Take the listing from its first line through the line that contains "-26.7, -27.4, -28.1];" and please retype those lines exactly, leaving out the pictures.

§ Given information:
################
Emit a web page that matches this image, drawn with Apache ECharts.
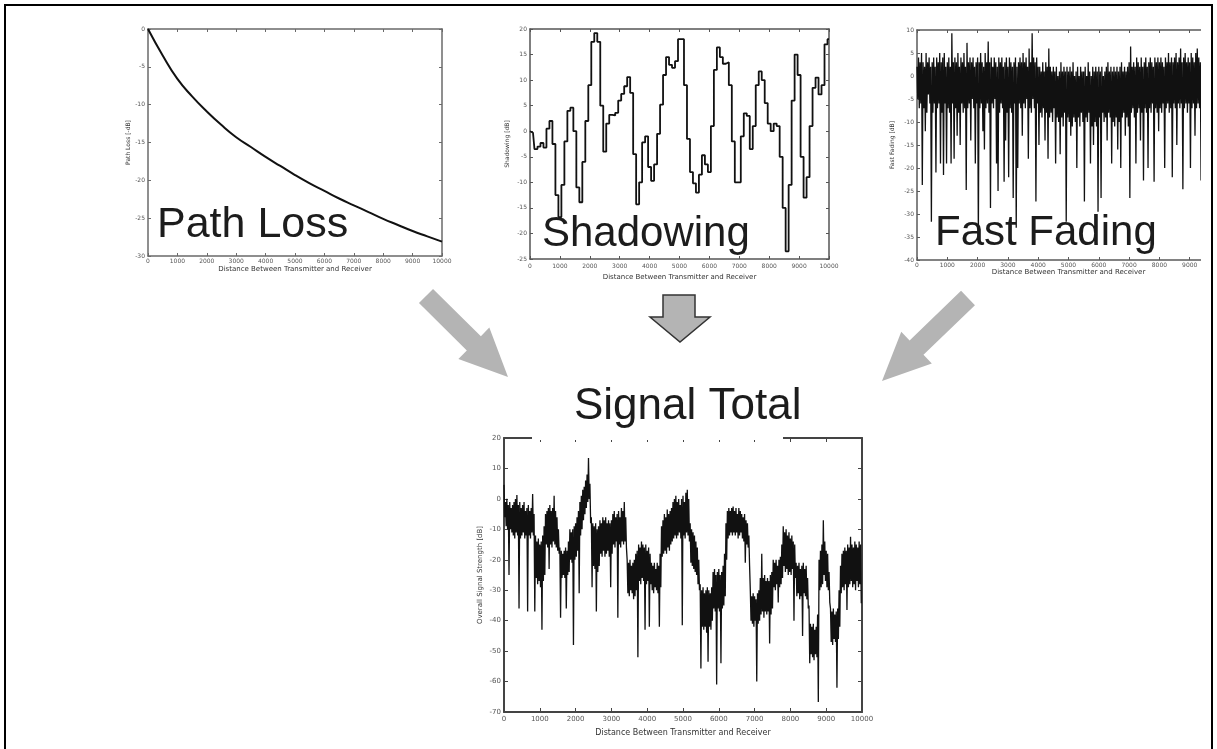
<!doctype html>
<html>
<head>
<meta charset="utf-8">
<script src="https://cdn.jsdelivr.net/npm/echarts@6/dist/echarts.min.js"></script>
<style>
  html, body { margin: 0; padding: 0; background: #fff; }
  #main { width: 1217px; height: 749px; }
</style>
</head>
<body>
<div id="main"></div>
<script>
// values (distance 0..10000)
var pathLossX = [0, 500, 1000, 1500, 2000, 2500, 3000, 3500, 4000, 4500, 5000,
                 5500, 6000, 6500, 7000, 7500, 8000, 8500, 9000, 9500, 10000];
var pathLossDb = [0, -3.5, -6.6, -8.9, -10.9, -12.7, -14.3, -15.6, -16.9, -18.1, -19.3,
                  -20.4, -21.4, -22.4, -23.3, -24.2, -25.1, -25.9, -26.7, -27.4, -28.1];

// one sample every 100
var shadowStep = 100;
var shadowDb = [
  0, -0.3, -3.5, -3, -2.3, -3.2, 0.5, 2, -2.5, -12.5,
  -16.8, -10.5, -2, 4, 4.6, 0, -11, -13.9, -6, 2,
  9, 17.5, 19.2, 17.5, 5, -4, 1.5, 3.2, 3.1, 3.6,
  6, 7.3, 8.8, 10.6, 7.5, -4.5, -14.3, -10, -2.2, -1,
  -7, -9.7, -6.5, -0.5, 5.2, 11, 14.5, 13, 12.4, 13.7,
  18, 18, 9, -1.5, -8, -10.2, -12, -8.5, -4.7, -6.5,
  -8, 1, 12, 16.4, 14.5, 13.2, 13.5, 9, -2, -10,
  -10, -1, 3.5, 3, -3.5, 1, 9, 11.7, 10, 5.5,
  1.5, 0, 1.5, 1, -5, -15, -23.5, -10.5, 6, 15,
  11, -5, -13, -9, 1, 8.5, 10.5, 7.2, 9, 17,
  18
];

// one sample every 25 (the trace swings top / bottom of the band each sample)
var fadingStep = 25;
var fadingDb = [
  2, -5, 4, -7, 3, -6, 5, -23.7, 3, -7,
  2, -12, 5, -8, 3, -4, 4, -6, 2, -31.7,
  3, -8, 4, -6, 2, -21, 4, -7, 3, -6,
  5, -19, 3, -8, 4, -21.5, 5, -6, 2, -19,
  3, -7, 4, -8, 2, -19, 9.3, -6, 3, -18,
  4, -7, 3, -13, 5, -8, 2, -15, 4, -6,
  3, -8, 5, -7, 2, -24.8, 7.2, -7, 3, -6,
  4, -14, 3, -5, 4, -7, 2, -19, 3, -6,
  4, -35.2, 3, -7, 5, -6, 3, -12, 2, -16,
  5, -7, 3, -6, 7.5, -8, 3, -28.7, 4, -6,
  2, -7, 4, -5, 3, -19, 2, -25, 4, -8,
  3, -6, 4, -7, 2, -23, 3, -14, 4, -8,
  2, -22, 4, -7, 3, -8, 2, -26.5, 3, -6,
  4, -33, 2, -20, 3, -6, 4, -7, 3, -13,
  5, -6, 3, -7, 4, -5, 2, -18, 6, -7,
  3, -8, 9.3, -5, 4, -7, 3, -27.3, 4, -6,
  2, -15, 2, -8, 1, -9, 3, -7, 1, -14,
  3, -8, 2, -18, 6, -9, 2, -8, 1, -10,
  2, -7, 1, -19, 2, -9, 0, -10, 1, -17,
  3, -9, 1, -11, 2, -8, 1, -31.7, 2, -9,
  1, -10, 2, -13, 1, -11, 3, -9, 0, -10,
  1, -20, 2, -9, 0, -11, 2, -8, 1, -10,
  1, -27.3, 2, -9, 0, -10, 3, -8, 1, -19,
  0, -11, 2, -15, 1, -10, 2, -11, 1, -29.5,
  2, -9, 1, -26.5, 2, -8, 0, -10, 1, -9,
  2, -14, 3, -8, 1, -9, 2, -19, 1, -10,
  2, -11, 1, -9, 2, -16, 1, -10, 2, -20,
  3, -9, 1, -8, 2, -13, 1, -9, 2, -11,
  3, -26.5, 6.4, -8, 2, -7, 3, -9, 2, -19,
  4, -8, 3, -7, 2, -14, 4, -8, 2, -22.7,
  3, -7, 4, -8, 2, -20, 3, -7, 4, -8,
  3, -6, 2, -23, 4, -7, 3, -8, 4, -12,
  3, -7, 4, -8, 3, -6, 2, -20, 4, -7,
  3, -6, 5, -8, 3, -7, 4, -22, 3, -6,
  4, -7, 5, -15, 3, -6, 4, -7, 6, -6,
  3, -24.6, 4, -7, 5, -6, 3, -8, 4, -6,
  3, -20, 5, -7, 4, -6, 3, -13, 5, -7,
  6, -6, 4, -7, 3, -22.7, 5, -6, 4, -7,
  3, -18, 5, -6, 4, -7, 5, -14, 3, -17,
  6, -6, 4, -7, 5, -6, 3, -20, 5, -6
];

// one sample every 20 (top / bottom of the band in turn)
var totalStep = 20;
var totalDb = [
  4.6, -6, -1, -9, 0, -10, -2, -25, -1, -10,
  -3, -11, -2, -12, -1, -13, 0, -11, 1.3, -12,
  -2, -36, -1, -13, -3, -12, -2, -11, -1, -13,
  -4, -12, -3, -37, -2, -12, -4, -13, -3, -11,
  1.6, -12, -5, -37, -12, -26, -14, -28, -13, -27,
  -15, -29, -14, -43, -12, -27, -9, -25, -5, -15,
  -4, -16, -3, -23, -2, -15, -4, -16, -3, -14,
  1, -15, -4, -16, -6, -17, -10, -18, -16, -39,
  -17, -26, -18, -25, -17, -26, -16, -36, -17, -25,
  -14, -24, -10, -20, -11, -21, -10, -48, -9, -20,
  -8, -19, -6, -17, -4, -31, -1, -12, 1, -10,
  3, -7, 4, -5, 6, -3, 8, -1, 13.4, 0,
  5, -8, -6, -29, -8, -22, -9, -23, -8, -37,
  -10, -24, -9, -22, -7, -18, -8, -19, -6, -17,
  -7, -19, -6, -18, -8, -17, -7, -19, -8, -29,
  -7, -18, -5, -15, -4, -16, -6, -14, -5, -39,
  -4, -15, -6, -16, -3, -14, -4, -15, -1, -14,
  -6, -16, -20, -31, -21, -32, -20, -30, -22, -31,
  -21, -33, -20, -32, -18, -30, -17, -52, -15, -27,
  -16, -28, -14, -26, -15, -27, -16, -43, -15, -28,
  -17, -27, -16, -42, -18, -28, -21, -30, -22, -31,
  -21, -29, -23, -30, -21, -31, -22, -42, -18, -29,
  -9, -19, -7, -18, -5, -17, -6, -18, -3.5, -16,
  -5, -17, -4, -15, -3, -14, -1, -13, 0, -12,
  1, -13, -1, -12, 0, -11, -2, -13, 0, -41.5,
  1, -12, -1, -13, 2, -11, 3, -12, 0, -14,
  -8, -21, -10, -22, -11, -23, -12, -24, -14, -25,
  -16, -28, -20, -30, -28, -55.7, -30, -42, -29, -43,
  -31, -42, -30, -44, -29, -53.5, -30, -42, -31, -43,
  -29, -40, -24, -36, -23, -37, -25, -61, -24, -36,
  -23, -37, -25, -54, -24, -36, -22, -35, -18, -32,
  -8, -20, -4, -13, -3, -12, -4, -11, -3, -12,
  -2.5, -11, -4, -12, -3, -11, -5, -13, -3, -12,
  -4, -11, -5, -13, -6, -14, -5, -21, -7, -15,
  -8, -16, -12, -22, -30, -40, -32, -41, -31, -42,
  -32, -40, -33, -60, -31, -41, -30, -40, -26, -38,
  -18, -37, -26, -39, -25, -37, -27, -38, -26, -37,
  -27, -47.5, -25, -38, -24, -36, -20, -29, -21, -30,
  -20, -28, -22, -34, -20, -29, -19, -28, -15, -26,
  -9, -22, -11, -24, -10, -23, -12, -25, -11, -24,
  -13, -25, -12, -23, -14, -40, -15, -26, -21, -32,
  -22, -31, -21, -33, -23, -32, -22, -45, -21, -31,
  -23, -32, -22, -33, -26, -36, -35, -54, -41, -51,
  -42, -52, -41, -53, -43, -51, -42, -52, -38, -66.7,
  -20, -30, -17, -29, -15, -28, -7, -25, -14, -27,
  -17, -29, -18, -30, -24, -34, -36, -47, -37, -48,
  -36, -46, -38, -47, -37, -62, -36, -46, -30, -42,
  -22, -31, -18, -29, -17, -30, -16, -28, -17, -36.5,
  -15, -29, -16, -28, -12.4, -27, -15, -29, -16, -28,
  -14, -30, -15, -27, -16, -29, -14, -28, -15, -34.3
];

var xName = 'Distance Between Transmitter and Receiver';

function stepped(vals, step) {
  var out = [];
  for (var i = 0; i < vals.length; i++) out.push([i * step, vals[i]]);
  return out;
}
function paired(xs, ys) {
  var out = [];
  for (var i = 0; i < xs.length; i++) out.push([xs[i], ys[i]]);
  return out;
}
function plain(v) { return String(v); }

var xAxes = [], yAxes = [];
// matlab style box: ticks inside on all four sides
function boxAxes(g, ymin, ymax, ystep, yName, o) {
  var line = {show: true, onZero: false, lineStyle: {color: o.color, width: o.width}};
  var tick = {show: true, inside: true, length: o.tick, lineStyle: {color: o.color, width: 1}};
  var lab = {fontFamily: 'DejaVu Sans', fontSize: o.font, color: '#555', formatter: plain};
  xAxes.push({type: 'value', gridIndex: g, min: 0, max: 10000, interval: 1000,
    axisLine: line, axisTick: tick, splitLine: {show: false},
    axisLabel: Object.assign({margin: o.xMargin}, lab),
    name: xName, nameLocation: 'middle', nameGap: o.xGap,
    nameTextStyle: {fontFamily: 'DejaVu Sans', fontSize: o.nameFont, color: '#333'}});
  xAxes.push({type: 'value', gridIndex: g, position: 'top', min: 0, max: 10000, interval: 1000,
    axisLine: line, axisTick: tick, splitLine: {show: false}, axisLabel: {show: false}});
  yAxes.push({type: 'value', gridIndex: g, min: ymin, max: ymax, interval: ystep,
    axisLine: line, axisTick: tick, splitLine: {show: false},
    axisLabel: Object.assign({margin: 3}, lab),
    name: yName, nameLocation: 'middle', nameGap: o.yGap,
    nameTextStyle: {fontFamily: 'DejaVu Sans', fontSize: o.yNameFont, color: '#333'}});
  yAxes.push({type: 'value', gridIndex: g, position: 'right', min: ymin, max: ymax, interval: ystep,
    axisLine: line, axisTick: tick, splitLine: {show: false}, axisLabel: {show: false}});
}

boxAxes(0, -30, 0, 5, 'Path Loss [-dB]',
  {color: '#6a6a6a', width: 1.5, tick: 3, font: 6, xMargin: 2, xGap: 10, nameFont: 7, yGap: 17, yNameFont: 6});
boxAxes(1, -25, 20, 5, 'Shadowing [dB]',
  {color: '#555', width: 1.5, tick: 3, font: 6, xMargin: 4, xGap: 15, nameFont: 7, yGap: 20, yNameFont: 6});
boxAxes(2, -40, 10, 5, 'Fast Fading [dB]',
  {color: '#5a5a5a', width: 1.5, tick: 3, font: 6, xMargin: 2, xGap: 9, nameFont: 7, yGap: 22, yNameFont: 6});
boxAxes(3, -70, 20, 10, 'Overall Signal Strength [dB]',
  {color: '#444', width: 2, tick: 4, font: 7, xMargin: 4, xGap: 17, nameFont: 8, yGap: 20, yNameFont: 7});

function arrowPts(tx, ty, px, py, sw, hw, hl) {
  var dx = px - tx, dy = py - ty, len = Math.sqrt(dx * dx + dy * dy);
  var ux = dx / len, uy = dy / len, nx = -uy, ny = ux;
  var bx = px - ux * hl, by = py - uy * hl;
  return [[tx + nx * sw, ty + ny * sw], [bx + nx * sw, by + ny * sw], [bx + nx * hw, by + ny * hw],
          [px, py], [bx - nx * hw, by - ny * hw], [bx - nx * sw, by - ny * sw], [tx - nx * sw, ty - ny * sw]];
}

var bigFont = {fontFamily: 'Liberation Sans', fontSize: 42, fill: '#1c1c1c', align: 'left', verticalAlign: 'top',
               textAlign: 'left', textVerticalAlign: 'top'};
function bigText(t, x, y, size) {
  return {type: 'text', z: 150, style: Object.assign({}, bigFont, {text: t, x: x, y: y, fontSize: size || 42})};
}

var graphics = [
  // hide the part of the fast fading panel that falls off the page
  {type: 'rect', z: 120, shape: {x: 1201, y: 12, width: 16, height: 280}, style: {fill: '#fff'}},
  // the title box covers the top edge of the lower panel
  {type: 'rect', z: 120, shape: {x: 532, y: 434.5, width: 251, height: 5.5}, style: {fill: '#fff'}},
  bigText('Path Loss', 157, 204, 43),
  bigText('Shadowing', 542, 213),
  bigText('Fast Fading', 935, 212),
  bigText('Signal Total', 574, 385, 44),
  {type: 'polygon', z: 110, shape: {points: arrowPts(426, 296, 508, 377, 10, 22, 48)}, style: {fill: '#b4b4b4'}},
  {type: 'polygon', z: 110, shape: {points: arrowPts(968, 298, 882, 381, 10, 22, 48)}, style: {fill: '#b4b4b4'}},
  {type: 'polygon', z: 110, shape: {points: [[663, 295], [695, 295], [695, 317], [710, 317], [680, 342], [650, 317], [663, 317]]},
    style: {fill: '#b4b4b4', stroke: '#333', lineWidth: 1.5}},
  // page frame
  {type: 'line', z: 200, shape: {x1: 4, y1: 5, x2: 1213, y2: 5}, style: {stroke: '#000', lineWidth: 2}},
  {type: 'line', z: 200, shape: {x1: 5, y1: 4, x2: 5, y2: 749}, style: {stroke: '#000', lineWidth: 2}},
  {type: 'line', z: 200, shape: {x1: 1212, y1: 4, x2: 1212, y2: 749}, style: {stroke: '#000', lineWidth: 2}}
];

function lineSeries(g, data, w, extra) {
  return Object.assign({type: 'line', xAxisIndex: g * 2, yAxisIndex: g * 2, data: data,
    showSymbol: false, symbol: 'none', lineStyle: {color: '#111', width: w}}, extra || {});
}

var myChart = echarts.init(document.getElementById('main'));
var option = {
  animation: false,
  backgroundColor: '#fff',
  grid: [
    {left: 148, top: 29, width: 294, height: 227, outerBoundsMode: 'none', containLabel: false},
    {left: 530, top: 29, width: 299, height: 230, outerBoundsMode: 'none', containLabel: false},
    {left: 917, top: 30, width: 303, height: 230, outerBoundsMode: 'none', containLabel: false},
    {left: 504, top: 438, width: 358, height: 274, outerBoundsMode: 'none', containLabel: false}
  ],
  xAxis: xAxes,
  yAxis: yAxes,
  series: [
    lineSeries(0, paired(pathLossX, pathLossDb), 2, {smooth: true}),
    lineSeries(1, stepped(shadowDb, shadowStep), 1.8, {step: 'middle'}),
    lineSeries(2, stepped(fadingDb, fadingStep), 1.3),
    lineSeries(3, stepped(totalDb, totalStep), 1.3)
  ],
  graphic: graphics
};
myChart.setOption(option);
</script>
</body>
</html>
################
§ Solution for this exercise:
Emit a web page that matches this image, drawn with Apache ECharts.
<!doctype html>
<html>
<head>
<meta charset="utf-8">
<script src="https://cdn.jsdelivr.net/npm/echarts@6/dist/echarts.min.js"></script>
<style>
  html, body { margin: 0; padding: 0; background: #fff; }
  #main { width: 1217px; height: 749px; }
</style>
</head>
<body>
<div id="main"></div>
<script>
// values (distance 0..10000)
var pathLossX = [0, 500, 1000, 1500, 2000, 2500, 3000, 3500, 4000, 4500, 5000,
                 5500, 6000, 6500, 7000, 7500, 8000, 8500, 9000, 9500, 10000];
var pathLossDb = [0, -3.5, -6.6, -8.9, -10.9, -12.7, -14.3, -15.6, -16.9, -18.1, -19.3,
                  -20.4, -21.4, -22.4, -23.3, -24.2, -25.1, -25.9, -26.7, -27.4, -28.1];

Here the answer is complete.